The Grambling Legends will make a donation of $10,000 to the newly opened Eddie G. Robinson Museum, honoring a coach, mentor and man who deeply influenced the group -- and the nation.
"We are very proud of the museum, to have something that represents coach in such a positive manner," said Legends co-founder James "Shack" Harris, who helped Grambling to four straight league championships under Robinson in the late 1960s.
Robinson Museum board chairman John Belton said a news conference with the Grambling Legends was held at 2 p.m. Thursday, Aug. 26, at the facility, housed in the former women's basketball gymnasium on Grambling's campus.
"They never forgot what this man meant to them, and they want others to see that. This will be one of the centerpiece donations," said Wilbert Ellis, chief local fundraiser for the museum.

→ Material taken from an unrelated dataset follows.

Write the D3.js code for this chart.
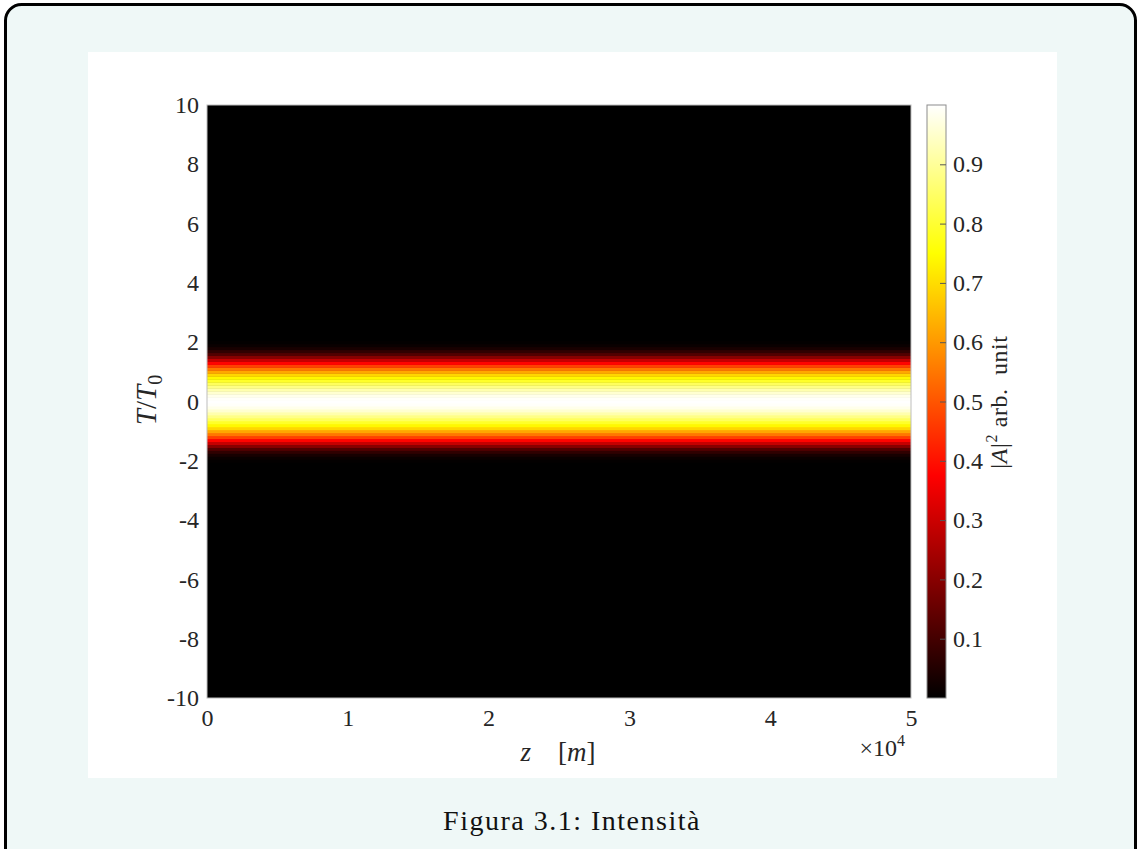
<!DOCTYPE html>
<html>
<head>
<meta charset="utf-8">
<script src="https://cdn.jsdelivr.net/npm/d3@7"></script>
<style>
  html, body { margin: 0; padding: 0; background: #ffffff; }
  svg { display: block; }
  text { font-family: "Liberation Serif", "DejaVu Serif", serif; fill: #262626; }
</style>
</head>
<body>
<div id="chart"></div>
<script>
// z axis (metres) and its tick labels (shown x10^4)
var zRange = [0, 50000];
var zTicks = [0, 10000, 20000, 30000, 40000, 50000];
var zTickLabels = ["0", "1", "2", "3", "4", "5"];

// T/T0 axis
var tRange = [-10, 10];
var tTicks = [-10, -8, -6, -4, -2, 0, 2, 4, 6, 8, 10];

// intensity profile |A|^2 across T/T0 (same at every z)
var profileT = [-2.0, -1.9, -1.8, -1.7, -1.6, -1.5, -1.4, -1.3, -1.2, -1.1, -1.0,
                -0.9, -0.8, -0.7, -0.6, -0.5, -0.4, -0.3, -0.2, -0.1, 0.0,
                0.1, 0.2, 0.3, 0.4, 0.5, 0.6, 0.7, 0.8, 0.9, 1.0,
                1.1, 1.2, 1.3, 1.4, 1.5, 1.6, 1.7, 1.8, 1.9, 2.0];
var profileI = [0.005, 0.015, 0.035, 0.07, 0.12, 0.20, 0.29, 0.38, 0.47, 0.55, 0.62,
                0.69, 0.74, 0.79, 0.84, 0.88, 0.92, 0.955, 0.98, 0.995, 1.0,
                0.995, 0.98, 0.955, 0.92, 0.88, 0.84, 0.79, 0.74, 0.69, 0.62,
                0.55, 0.47, 0.38, 0.29, 0.20, 0.12, 0.07, 0.035, 0.015, 0.005];

// colour bar
var cRange = [0, 1];
var cTicks = [0.1, 0.2, 0.3, 0.4, 0.5, 0.6, 0.7, 0.8, 0.9];

var W = 1140, H = 849;
var svg = d3.select("#chart").append("svg")
    .attr("width", W).attr("height", H);

// page box
svg.append("rect")
    .attr("x", 5.5).attr("y", 4.5)
    .attr("width", 1130).attr("height", 880)
    .attr("rx", 16).attr("ry", 16)
    .style("fill", "#eff8f7")
    .style("stroke", "#000").style("stroke-width", 3);

// white figure panel
svg.append("rect")
    .attr("x", 88).attr("y", 52)
    .attr("width", 969).attr("height", 726)
    .style("fill", "#ffffff");

var x = d3.scaleLinear().domain(zRange).range([207, 911]);
var y = d3.scaleLinear().domain(tRange).range([698, 105]);

// MATLAB "hot"
var hot = d3.scaleLinear()
    .domain([0, 0.375, 0.75, 1])
    .range(["#000000", "#ff0000", "#ffff00", "#ffffff"])
    .clamp(true);

// heat map
var plot = svg.append("g");
plot.append("rect")
    .attr("x", x(zRange[0])).attr("y", y(tRange[1]))
    .attr("width", x(zRange[1]) - x(zRange[0]))
    .attr("height", y(tRange[0]) - y(tRange[1]))
    .style("fill", hot(0));

var dT = 0.1;
plot.selectAll("rect.row")
    .data(profileT)
    .enter().append("rect")
    .attr("class", "row")
    .attr("x", x(zRange[0]))
    .attr("width", x(zRange[1]) - x(zRange[0]))
    .attr("y", function (d) { return y(d + dT / 2); })
    .attr("height", function (d) { return y(d - dT / 2) - y(d + dT / 2) + 0.5; })
    .style("fill", function (d, i) { return hot(profileI[i]); });

plot.append("rect")
    .attr("x", x(zRange[0])).attr("y", y(tRange[1]))
    .attr("width", x(zRange[1]) - x(zRange[0]))
    .attr("height", y(tRange[0]) - y(tRange[1]))
    .style("fill", "none").style("stroke", "#bdbdbd").style("stroke-width", 1);

// axes
var xAxis = d3.axisBottom(x).tickValues(zTicks)
    .tickFormat(function (d, i) { return zTickLabels[i]; })
    .tickSize(0).tickPadding(11);
var gx = svg.append("g").attr("transform", "translate(0,698)").call(xAxis);
gx.select(".domain").remove();
gx.selectAll("text").style("font-size", "24px").style("fill", "#262626")
    .attr("font-family", null);

var yAxis = d3.axisLeft(y).tickValues(tTicks).tickSize(0).tickPadding(8)
    .tickFormat(function (d) { return String(d); });
var gy = svg.append("g").attr("transform", "translate(207,0)").call(yAxis);
gy.select(".domain").remove();
gy.selectAll("text").style("font-size", "24px").style("fill", "#262626")
    .attr("font-family", null);

// axis labels
var xl = svg.append("text")
    .attr("x", 558).attr("y", 761)
    .attr("text-anchor", "middle")
    .style("font-size", "27px");
xl.append("tspan").style("font-style", "italic").text("z");
xl.append("tspan").attr("xml:space", "preserve").text("\u2003[");
xl.append("tspan").style("font-style", "italic").text("m");
xl.append("tspan").text("]");

var ex = svg.append("text")
    .attr("x", 905).attr("y", 756)
    .attr("text-anchor", "end")
    .style("font-size", "24px");
ex.append("tspan").text("\u00d710");
ex.append("tspan").attr("dy", -10).style("font-size", "16px").text("4");

var yl = svg.append("text")
    .attr("transform", "translate(156,400) rotate(-90)")
    .attr("text-anchor", "middle")
    .style("font-size", "29px");
yl.append("tspan").style("font-style", "italic").text("T");
yl.append("tspan").text("/");
yl.append("tspan").style("font-style", "italic").text("T");
yl.append("tspan").attr("dy", 6).style("font-size", "20px").text("0");

// colour bar
var cbX = 927, cbW = 19;
var c = d3.scaleLinear().domain(cRange).range([698, 105]);

var grad = svg.append("defs").append("linearGradient")
    .attr("id", "hotgrad")
    .attr("x1", 0).attr("y1", 1).attr("x2", 0).attr("y2", 0);
grad.selectAll("stop")
    .data(hot.domain())
    .enter().append("stop")
    .attr("offset", function (d) { return d; })
    .attr("stop-color", function (d) { return hot(d); });

svg.append("rect")
    .attr("x", cbX).attr("y", c(cRange[1]))
    .attr("width", cbW).attr("height", c(cRange[0]) - c(cRange[1]))
    .style("fill", "url(#hotgrad)")
    .style("stroke", "#8c8c8c").style("stroke-width", 1);

var cAxis = d3.axisRight(c).tickValues(cTicks).tickSize(-6).tickPadding(7)
    .tickFormat(d3.format(".1f"));
var gc = svg.append("g").attr("transform", "translate(" + (cbX + cbW) + ",0)").call(cAxis);
gc.select(".domain").remove();
gc.selectAll("line").style("stroke", "#555");
gc.selectAll("text").style("font-size", "24px").style("fill", "#262626")
    .attr("font-family", null);

var cl = svg.append("text")
    .attr("transform", "translate(1007,402) rotate(-90)")
    .attr("text-anchor", "middle")
    .style("font-size", "24px").style("letter-spacing", "0.6px");
cl.append("tspan").text("|");
cl.append("tspan").style("font-style", "italic").text("A");
cl.append("tspan").text("|");
cl.append("tspan").attr("dy", -10).style("font-size", "16px").text("2");
cl.append("tspan").attr("dy", 10).attr("xml:space", "preserve").text(" arb.  unit");

// caption
svg.append("text")
    .attr("x", 572).attr("y", 830)
    .attr("text-anchor", "middle")
    .style("font-size", "28px").style("fill", "#111")
    .style("letter-spacing", "1.5px")
    .text("Figura 3.1: Intensit\u00e0");
</script>
</body>
</html>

The Legends group most recently held a gala Friday reception for the 2010 class of its Sports Hall of Fame at the Robinson Museum, bringing together a number of former players and co-workers who hadn't yet visited the newly opened exhibit space.
"Their involvement is tribute to a man who meant so much to so many," said Ellis, who crafted his own American Baseball Coaches Association Hall of Fame career at Grambling. "I'm just thrilled to death about it. They still want the best for a man who deserved the best."
A 1997 inductee into the College Football Hall of Fame, Robinson coached at Grambling from 1941-97 -- along the way, passing college football legend Paul "Bear" Bryant for career victories with 408. Plans to build a museum in Robinson's honor, however, had endured a series of setbacks before his death in 2007 at age 88. Within months, the University of Louisiana System agreed to house the museum on the Grambling campus, and the state Legislature approved funding.
"He led a life so extraordinary that it was worthy of a museum," said Richard Lapchick, director of UCF's Institute for Diversity and Ethics in Sport and co-author of Robinson's appropriately named autobiography, "Never Before, Never Again."
"His achievements were unparalleled. When he retired," Lapchick said, "he had more wins than any coach in the history of Division I football, had sent more of his players to the NFL than any other coach, had a team graduation rate of nearly 80 percent in a sport in which it hovered around 50 percent nationally, and never had a player get in trouble with the law until his last and 57th year as head coach of Grambling."
The Eddie G. Robinson museum opened in February of this year, on what would have been Robinson's 91st birthday.
"We want to be part of contributing to something that honors someone who was so important to us," Harris said. "We think that it means a lot to the tradition. It's a great tribute to Eddie Robinson, and done in a first-class way. That enhances Grambling, and shows future generations how he touched the lives of so many people."